Updates

EPIC, Coalition Urge Congress to Ban Flock Automatic License Plate Readers

May 20, 2026

On Wednesday, EPIC joined more than 40 civil society groups to urge the U.S. House Committee on Transportation and Infrastructure to support an amendment that would ban the use of automatic license plate readers for any purpose other than tolling. 

Reps. Scott Perry and Chuy García introduced this amendment to the Highway Bill in response to the rapid growth of ALPR surveillance technology in recent years. 

The expansion has largely been led by Flock Safety, a surveillance tech company that contracts with more than 5,000 law enforcement agencies and operates more than 80,000 AI-powered cameras across 49 states. 

“As the FBI prepares to spend $36 million on a nationwide license plate reader system capable of tracking any vehicle in ‘near real time,’ it is more critical than ever that Congress shields Americans from being subjected to warrantless, suspicionless tracking of their everyday lives.” the coalition letter reads. 
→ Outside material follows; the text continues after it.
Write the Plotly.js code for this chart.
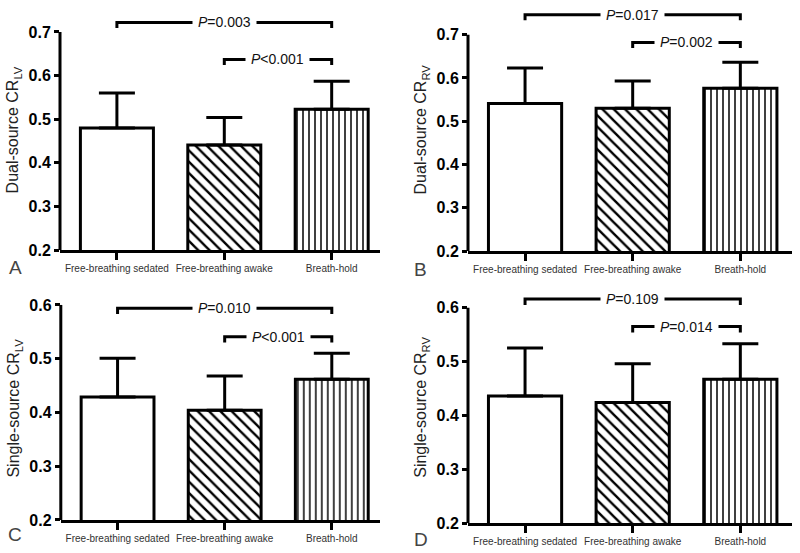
<!DOCTYPE html>
<html>
<head>
<meta charset="utf-8">
<script src="https://cdn.plot.ly/plotly-3.0.1.min.js"></script>
<style>html,body{margin:0;padding:0;background:#fff;}#chart{width:800px;height:553px;}</style>
</head>
<body>
<div id="chart"></div>
<script>
// ---- data ----
const categories = ['Free-breathing sedated', 'Free-breathing awake', 'Breath-hold'];

const meanA = [0.480, 0.441, 0.523];   // Dual-source CR LV
const errA  = [0.080, 0.063, 0.064];
const meanB = [0.541, 0.530, 0.576];   // Dual-source CR RV
const errB  = [0.082, 0.063, 0.060];
const meanC = [0.429, 0.404, 0.462];   // Single-source CR LV
const errC  = [0.072, 0.064, 0.048];
const meanD = [0.436, 0.424, 0.467];   // Single-source CR RV
const errD  = [0.089, 0.072, 0.066];

const titleA = 'Dual-source CR<sub>LV</sub>';
const titleB = 'Dual-source CR<sub>RV</sub>';
const titleC = 'Single-source CR<sub>LV</sub>';
const titleD = 'Single-source CR<sub>RV</sub>';

const tickValsTop = [0.2, 0.3, 0.4, 0.5, 0.6, 0.7];
const tickValsBottom = [0.2, 0.3, 0.4, 0.5, 0.6];

// brackets: [fromIndex, toIndex, level, label]
const bracketsA = [[0, 2, 0.722, '<i>P</i>=0.003'], [1, 2, 0.637, '<i>P</i>&lt;0.001']];
const bracketsB = [[0, 2, 0.746, '<i>P</i>=0.017'], [1, 2, 0.682, '<i>P</i>=0.002']];
const bracketsC = [[0, 2, 0.594, '<i>P</i>=0.010'], [1, 2, 0.541, '<i>P</i>&lt;0.001']];
const bracketsD = [[0, 2, 0.616, '<i>P</i>=0.109'], [1, 2, 0.565, '<i>P</i>=0.014']];

const panelLetters = ['A', 'B', 'C', 'D'];

// ---- styling / layout ----
const FONT = 'Liberation Sans, Arial, sans-serif';
const panels = [
  {mean: meanA, err: errA, title: titleA, ticks: tickValsTop, brackets: bracketsA, xr: [-0.53, 2.45], yr: [0.2, 0.75], xd: [0.075, 0.475], yd: [0.5479, 0.9816], axTop: 0.7, leg: 0.013, letter: [0.019, 0.517]},
  {mean: meanB, err: errB, title: titleB, ticks: tickValsTop, brackets: bracketsB, xr: [-0.53, 2.48], yr: [0.2, 0.76], xd: [0.585, 0.99], yd: [0.5461, 0.9843], axTop: 0.7, leg: 0.013, letter: [0.525, 0.512]},
  {mean: meanC, err: errC, title: titleC, ticks: tickValsBottom, brackets: bracketsC, xr: [-0.53, 2.45], yr: [0.2, 0.615], xd: [0.076, 0.475], yd: [0.0597, 0.4631], axTop: 0.6, leg: 0.011, letter: [0.019, 0.033]},
  {mean: meanD, err: errD, title: titleD, ticks: tickValsBottom, brackets: bracketsD, xr: [-0.53, 2.48], yr: [0.2, 0.63], xd: [0.585, 0.99], yd: [0.0537, 0.4729], axTop: 0.6, leg: 0.011, letter: [0.526, 0.024]}
];

const patterns = [
  {shape: '', size: 8, solidity: 0.3},
  {shape: '\\', size: 8, solidity: 0.3},
  {shape: '|', size: 6, solidity: 0.25}
];

const traces = [];
const shapes = [];
const annotations = [];
const layout = {
  width: 800, height: 553,
  margin: {l: 0, r: 0, t: 0, b: 0},
  paper_bgcolor: '#fff', plot_bgcolor: 'rgba(0,0,0,0)',
  showlegend: false,
  font: {family: FONT, color: '#111'},
  bargap: 0
};

panels.forEach((p, i) => {
  const n = i === 0 ? '' : String(i + 1);
  const xa = 'x' + n, ya = 'y' + n;
  traces.push({
    type: 'bar', x: [0, 1, 2], y: p.mean, base: 0,
    xaxis: xa, yaxis: ya, width: 0.68,
    marker: {color: '#fff', line: {color: '#000', width: 3}, pattern: {
      shape: patterns.map(q => q.shape), size: patterns.map(q => q.size),
      solidity: patterns.map(q => q.solidity), fgcolor: '#000', bgcolor: '#fff', fillmode: 'replace'}},
    error_y: {type: 'data', symmetric: false, array: p.err, arrayminus: p.err.map(() => 0),
      color: '#000', thickness: 3, width: 18},
    hoverinfo: 'skip'
  });
  layout['xaxis' + n] = {
    domain: p.xd, anchor: ya, range: p.xr,
    tickvals: [0, 1, 2], ticktext: categories, tickangle: 0,
    tickfont: {family: FONT, size: 10, color: '#333'},
    ticks: 'outside', ticklen: 7, tickwidth: 3, tickcolor: '#000',
    showline: true, linewidth: 3, linecolor: '#000',
    showgrid: false, zeroline: false, fixedrange: true, automargin: false
  };
  layout['yaxis' + n] = {
    domain: p.yd, anchor: xa, range: p.yr,
    tickvals: p.ticks, ticktext: p.ticks.map(v => v.toFixed(1)),
    tickfont: {family: FONT, size: 16, color: '#000', weight: 'bold'},
    ticks: 'outside', ticklen: 5, tickwidth: 3, tickcolor: '#000',
    showline: false, showgrid: false, zeroline: false, fixedrange: true, automargin: false,
    title: {text: p.title, font: {family: FONT, size: 16, color: '#222'}, standoff: 5}
  };
  // y axis line up to top tick
  shapes.push({type: 'line', xref: 'paper', yref: ya, x0: p.xd[0], x1: p.xd[0], y0: p.yr[0], y1: p.axTop,
    line: {color: '#000', width: 3}});
  // brackets
  p.brackets.forEach(b => {
    const [a, c, lvl, label] = b;
    shapes.push({type: 'path', xref: xa, yref: ya,
      path: `M ${a},${lvl - p.leg} L ${a},${lvl} L ${c},${lvl} L ${c},${lvl - p.leg}`,
      line: {color: '#000', width: 3}});
    annotations.push({xref: xa, yref: ya, x: (a + c) / 2, y: lvl, text: label, showarrow: false,
      xanchor: 'center', yanchor: 'middle', bgcolor: '#fff', borderpad: 5,
      font: {family: FONT, size: 14, color: '#111'}});
  });
  annotations.push({xref: 'paper', yref: 'paper', x: p.letter[0], y: p.letter[1], text: panelLetters[i],
    showarrow: false, xanchor: 'center', yanchor: 'middle', font: {family: FONT, size: 19, color: '#444'}});
});

layout.shapes = shapes;
layout.annotations = annotations;

Plotly.newPlot('chart', traces, layout, {displayModeBar: false, staticPlot: true});
</script>
</body>
</html>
EPIC has long opposed the unchecked expansion of the surveillance state and recently filed an amicus brief arguing that Flock’s warrantless dragnet mass surveillance is unconstitutional.  

ALPR systems like Flock’s also perpetuate discriminatory and potentially unconstitutional predictive policing practices, the brief argued, as they were built on unvetted and inherently biased data that overrepresent poor and minority populations and then use that information to manufacture suspicion.